Since its early beginnings in 1998, the eXtensible Markup Language, XML, has grown into a standard markup language family for portable data formats. The major document formats, such as the Open Document Format (ODF) known from OpenOffice, or Microsoft's so-called OpenXML format, are based on XML, just like many application level networking protocols such as XML-RPC, SOAP or Jabber/XMPP. Many interfaces of business applications use either standardized, proprietary or ad-hoc XML formats, and their configuration files are often written in XML, too. And clearly, XML has left its fingerprint on the web through RSS/Atom feeds, Ajax interfaces and configurable browser GUIs (XHTML/XUL).
The support of XML in programming languages has constantly improved over the last decade. Today, developers can grab very efficient tools from their tool box that substantially simplify XML handling. Not surprisingly, the Python programming language has some very powerful tools available that often even beat their main contenders from the Java world in terms of performance, and easily in terms of usability.

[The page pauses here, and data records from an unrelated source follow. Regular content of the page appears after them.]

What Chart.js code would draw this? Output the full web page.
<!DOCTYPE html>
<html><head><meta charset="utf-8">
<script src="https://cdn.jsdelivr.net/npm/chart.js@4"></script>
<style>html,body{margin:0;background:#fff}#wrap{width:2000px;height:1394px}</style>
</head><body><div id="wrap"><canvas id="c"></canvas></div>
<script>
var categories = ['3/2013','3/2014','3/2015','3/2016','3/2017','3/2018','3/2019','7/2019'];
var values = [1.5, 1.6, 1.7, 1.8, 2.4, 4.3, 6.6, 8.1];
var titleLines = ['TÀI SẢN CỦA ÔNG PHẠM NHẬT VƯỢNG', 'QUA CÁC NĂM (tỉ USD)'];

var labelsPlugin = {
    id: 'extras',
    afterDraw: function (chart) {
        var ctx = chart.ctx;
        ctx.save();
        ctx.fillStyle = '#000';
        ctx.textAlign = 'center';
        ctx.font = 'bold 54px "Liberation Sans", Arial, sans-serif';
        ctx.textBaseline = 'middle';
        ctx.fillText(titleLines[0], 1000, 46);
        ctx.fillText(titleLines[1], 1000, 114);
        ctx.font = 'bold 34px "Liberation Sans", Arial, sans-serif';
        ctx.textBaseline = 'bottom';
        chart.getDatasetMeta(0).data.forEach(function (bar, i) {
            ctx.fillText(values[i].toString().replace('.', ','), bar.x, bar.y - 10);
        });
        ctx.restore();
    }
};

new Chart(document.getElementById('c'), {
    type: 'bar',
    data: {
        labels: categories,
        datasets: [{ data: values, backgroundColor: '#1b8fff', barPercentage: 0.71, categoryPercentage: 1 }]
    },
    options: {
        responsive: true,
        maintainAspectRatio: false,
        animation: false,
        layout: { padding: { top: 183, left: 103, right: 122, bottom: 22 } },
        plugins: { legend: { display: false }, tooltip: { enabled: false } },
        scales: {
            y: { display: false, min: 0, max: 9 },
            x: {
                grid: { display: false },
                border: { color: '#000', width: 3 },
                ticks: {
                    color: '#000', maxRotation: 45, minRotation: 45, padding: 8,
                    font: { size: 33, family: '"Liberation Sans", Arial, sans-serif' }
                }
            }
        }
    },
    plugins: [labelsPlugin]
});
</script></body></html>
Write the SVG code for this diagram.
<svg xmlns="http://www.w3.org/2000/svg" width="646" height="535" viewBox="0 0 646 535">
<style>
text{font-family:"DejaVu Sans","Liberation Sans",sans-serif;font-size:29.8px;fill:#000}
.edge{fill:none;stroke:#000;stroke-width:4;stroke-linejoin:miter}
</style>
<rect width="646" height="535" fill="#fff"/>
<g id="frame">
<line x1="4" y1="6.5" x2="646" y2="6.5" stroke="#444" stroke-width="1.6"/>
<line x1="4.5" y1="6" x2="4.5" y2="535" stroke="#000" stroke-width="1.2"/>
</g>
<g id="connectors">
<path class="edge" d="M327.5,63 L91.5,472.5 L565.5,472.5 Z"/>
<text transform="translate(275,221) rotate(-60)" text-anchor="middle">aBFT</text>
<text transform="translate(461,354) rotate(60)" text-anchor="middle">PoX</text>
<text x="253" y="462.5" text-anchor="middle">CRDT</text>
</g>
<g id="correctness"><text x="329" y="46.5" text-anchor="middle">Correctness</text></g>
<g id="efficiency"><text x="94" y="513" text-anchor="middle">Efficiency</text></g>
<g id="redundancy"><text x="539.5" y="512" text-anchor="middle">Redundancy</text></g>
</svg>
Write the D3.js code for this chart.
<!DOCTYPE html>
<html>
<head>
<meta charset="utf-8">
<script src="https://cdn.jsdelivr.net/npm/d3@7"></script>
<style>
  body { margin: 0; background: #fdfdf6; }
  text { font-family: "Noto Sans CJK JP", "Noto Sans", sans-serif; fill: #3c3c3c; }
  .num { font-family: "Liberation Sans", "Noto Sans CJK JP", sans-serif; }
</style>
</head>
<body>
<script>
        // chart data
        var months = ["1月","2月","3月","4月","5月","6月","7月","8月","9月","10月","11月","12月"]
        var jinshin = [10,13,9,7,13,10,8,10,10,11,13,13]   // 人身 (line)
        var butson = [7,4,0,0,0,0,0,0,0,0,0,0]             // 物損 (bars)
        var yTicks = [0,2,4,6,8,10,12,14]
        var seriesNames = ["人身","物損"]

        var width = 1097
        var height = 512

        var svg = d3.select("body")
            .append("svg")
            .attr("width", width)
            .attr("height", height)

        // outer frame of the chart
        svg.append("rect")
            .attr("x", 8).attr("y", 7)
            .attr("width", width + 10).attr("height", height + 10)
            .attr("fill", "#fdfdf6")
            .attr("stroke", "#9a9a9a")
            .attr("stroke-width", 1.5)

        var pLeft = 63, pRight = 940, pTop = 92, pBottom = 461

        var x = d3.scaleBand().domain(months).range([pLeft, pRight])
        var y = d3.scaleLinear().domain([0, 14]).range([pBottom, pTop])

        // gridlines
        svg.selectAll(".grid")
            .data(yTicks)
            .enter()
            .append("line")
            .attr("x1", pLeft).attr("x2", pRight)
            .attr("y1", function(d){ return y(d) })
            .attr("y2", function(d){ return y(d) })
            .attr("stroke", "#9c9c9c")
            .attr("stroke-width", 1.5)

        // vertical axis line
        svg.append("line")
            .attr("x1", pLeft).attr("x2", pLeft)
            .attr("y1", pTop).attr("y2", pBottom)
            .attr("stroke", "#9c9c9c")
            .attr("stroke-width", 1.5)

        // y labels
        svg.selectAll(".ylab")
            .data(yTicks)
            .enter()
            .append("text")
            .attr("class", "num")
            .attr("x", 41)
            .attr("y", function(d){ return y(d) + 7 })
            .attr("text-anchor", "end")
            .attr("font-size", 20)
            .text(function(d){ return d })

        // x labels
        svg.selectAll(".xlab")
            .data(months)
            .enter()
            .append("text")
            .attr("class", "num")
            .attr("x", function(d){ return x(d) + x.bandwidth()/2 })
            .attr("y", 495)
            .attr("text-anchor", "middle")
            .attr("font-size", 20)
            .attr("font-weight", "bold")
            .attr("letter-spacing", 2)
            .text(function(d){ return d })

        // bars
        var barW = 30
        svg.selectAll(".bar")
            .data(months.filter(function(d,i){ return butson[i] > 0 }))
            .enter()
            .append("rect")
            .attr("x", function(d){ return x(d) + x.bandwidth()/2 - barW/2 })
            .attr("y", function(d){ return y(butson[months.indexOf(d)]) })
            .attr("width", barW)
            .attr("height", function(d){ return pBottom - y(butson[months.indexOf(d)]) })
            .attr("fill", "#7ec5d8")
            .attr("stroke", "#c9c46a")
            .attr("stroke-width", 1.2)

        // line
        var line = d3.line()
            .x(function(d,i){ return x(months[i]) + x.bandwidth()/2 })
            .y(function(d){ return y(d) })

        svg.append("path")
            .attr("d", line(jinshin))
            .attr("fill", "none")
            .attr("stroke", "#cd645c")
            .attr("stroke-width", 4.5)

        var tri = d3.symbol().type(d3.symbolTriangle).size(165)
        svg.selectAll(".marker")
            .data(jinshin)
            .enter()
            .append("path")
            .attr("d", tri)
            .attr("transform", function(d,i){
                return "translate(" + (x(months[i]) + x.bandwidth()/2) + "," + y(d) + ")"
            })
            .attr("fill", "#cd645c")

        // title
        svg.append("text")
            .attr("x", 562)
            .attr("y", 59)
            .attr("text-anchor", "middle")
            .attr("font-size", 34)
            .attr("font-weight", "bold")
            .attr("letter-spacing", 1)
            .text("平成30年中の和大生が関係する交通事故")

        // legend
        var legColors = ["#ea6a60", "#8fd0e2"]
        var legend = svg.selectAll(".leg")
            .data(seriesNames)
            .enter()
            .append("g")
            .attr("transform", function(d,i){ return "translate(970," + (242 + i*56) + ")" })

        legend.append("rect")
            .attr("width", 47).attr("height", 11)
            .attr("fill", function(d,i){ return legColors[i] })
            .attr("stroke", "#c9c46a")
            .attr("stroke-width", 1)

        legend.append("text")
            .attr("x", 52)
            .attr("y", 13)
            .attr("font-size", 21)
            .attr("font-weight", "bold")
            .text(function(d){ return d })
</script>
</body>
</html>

The objective of this course if to get an understanding of important XML technologies, and to learn how to use the available tools by example.
The course targets medium level to experienced Python programmers who want to generate and/or process XML (and, to some extend, HTML) content efficiently. A basic understanding of XML is helpful but not required.
Initially, the course will build up a common understanding of XML (specifically the XML Infoset) and some of its applications. The main theme then deals with efficient processing of XML (and a bit of HTML) in Python.
The presented tool set includes the ElementTree library that comes with Python since version 2.5, and the freely available lxml library that combines a compatible Python API with a large set of additional XML features.
INTRODUCTION TO XML
XML and the XML Infoset
Dealing with XML formats
FAST XML PROCESSING
Parsing and serializing XML files
Extracting information from XML documents (tree navigation, XPath, CSS selectors)
Processing and transforming XML documents in main memory
Generating XML documents
Stream processing of large XML files that do not fit into main memory
Creating proprietary XML formats
Validating XML formats with schema languages (e.g. RelaxNG, Schematron)
Binding XML documents to Python objects (lxml.objectify)
Creating application specific XML APIs with lxml
Introduction to stylesheet transformations (XSLT processing)
Note that the advanced topics are subject to time constraints. A choice will be made based on the interest of the participants.